La Teosofía nos revela un Plan capaz de sintetizar en sí lo mejor que hay en cada uno. Desde un punto de vista, el Plan incluye no sólo las Ideas Divinas, los arquetipos, sino el conjunto de la evolución, en la que cada bien menor no es sino un peldaño para un bien mayor. Es un plan de perfección que evoluciona desde el bien menor de que cada uno sea capaz en cualquier momento. 

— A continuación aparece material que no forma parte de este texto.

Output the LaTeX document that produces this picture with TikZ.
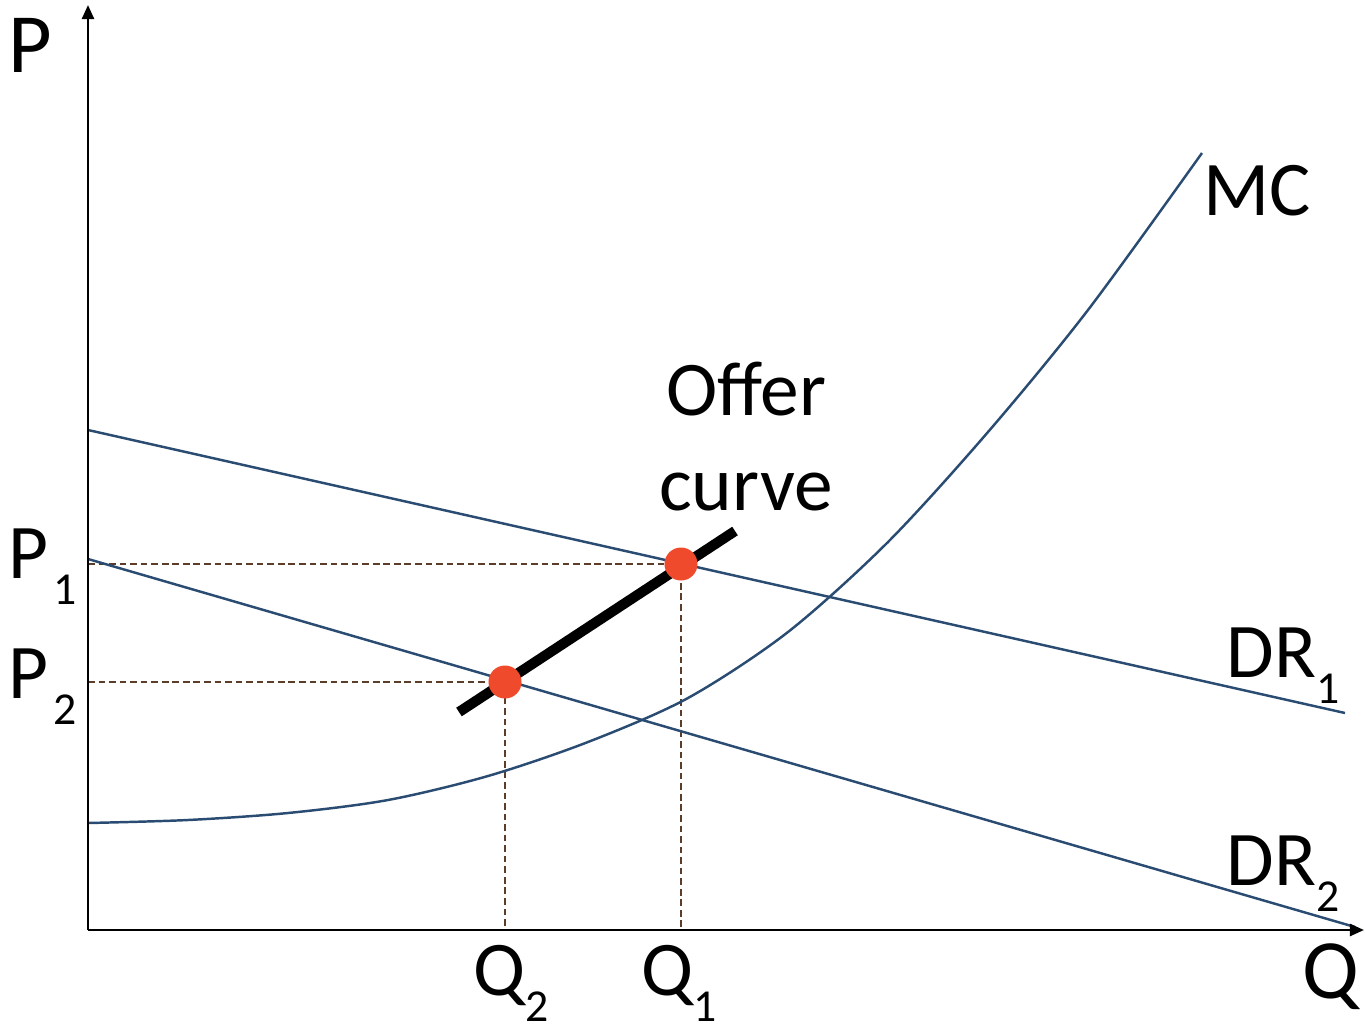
\documentclass[tikz,border=0pt]{standalone}
\usepackage{fontspec}
\setmainfont{Carlito}
\usetikzlibrary{arrows.meta,positioning,calc}
\definecolor{ecBlue}{HTML}{2B4C72}
\definecolor{ecRed}{HTML}{EE4A2B}
\definecolor{ecBrown}{HTML}{5C3D2A}
\newcommand{\subidx}[1]{\raisebox{-7.6pt}{\fontsize{13}{13}\selectfont #1}}
\tikzset{
  axisln/.style={line width=0.75pt, draw=black, -{Triangle[length=4pt,width=3.4pt]}},
  curveln/.style={line width=0.7pt, draw=ecBlue},
  guide/.style={line width=0.75pt, draw=ecBrown, dash pattern=on 1.9pt off 1.1pt},
  offerln/.style={line width=2.9pt, draw=black},
  eqdot/.style={circle, fill=ecRed, inner sep=0pt, minimum size=0.33cm},
  lbl/.style={inner sep=0pt, anchor=base west, font=\fontsize{22}{22}\selectfont},
  axlbl/.style={lbl, font=\fontsize{24}{24}\selectfont},
}
\begin{document}
\begin{tikzpicture}[x=0.01cm, y=-0.01cm]
  \useasboundingbox (0,0) rectangle (1365,1029);
  % axes
  \coordinate (o) at (88,930);
  \coordinate (ptop) at (88,5);
  \coordinate (qend) at (1364,930);
  % demand-residual lines and equilibria
  \coordinate (dr1a) at (88,430);  \coordinate (dr1b) at (1345,713);
  \coordinate (dr2a) at (88,559);  \coordinate (dr2b) at (1355,927);
  \coordinate (eqA) at (681,564);  \coordinate (eqB) at (505,682);
  \coordinate (offa) at (459,712); \coordinate (offb) at (735,531);
  % guides to the axes
  \draw[guide] (o |- eqA) -- (eqA) -- (eqA |- o);
  \draw[guide] (o |- eqB) -- (eqB) -- (eqB |- o);
  \draw[curveln] (dr1a) -- (dr1b);
  \draw[curveln] (dr2a) -- (dr2b);
  \draw[curveln] plot[smooth, tension=0.5] coordinates {(88,823) (188,820) (288,813) (388,800) (488,776) (588,742) (688,698) (788,632) (888,542) (988,432) (1088,310) (1202,153)};
  \draw[offerln] (offa) -- (offb);
  \node[eqdot] (dotA) at (eqA) {};
  \node[eqdot] (dotB) at (eqB) {};
  \draw[axisln] (o) -- (ptop);
  \draw[axisln] (o) -- (qend);
  % labels
  \node[axlbl] (plab) at (8,72) {P};
  \node[axlbl] (qlab) at (1302,998) {Q};
  \node[lbl] (p1lab) at (8,578) {P\kern1.5pt\subidx{1}};
  \node[lbl] (p2lab) at (8,698) {P\kern1.5pt\subidx{2}};
  \node[lbl] (q2lab) at (473,995) {Q\subidx{2}};
  \node[lbl] (q1lab) at (641,995) {Q\subidx{1}};
  \node[lbl] (mclab) at (1203,215) {MC};
  \node[lbl] (dr1lab) at (1226,677) {DR\subidx{1}};
  \node[lbl] (dr2lab) at (1226,885) {DR\subidx{2}};
  \node[lbl, anchor=base] (offlab) at (746,415) {Offer};
  \node[lbl, anchor=base] (curvelab) at (746,510) {curve};
\end{tikzpicture}
\end{document}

Las formas que evolucionan con tanta paciencia y cuidados, no son sino modelos toscos de las figuras finales. En este proceso, cada uno de nosotros tiene un papel consciente, si es por lo menos capaz de pensar en algo dentro de sí mismo que pueda descubrirse como el supremo Bien, la suprema Verdad, la suprema Belleza. Libertar ese algo, es la consumación, “el divino y lejano evento”, hacia el cual nos movemos todos inconscientemente, vacilantes y hasta tortuosamente.
            
Nuestra gran tarea es descubrir ese algo, en términos de nuestra propia experiencia. No puede ser por meras palabras o frases. Ese descubrimiento hay que hacerlo en el proceso de la vida. Pues la vida es acción, y la manifestación es vida, Sin acción no puede haber realización. Lo que produce la realización es la reacción dentro de nosotros, resultante de la recta acción. Una verdad que no se manifiesta como vida, es una verdad desprovista de poder. Solamente cuando fluye en la forma que la expresa apropiadamente, se manifiesta en esa consciencia que es nuestro ser exteriorizado.
            
Hay en cada uno algo de valor supremos capaz de infinito desarrollo, que perdura por la eternidad, y ese algo puede ser descubierto en cada incidente y circunstancia de la vida. Cuando una persona lo ha descubierto y ha identificado su corazón con eso, ha establecido la integridad y el equilibrio en si misma; desde entonces ya no vive como una sombra de su ser plenario confinada en la cárcel de sus limitaciones, sino como un centro radiante cuyos rayos se posan en toda circunstancia y se reflejan desde todos los ángulos. Bajo esa luz todas las cosas se ven en su verdadera naturaleza y revelan su oculta realidad. Entonces es capaz de percibir, dentro y fuera de él, que todas las cosas son una sola en su esencia más íntima.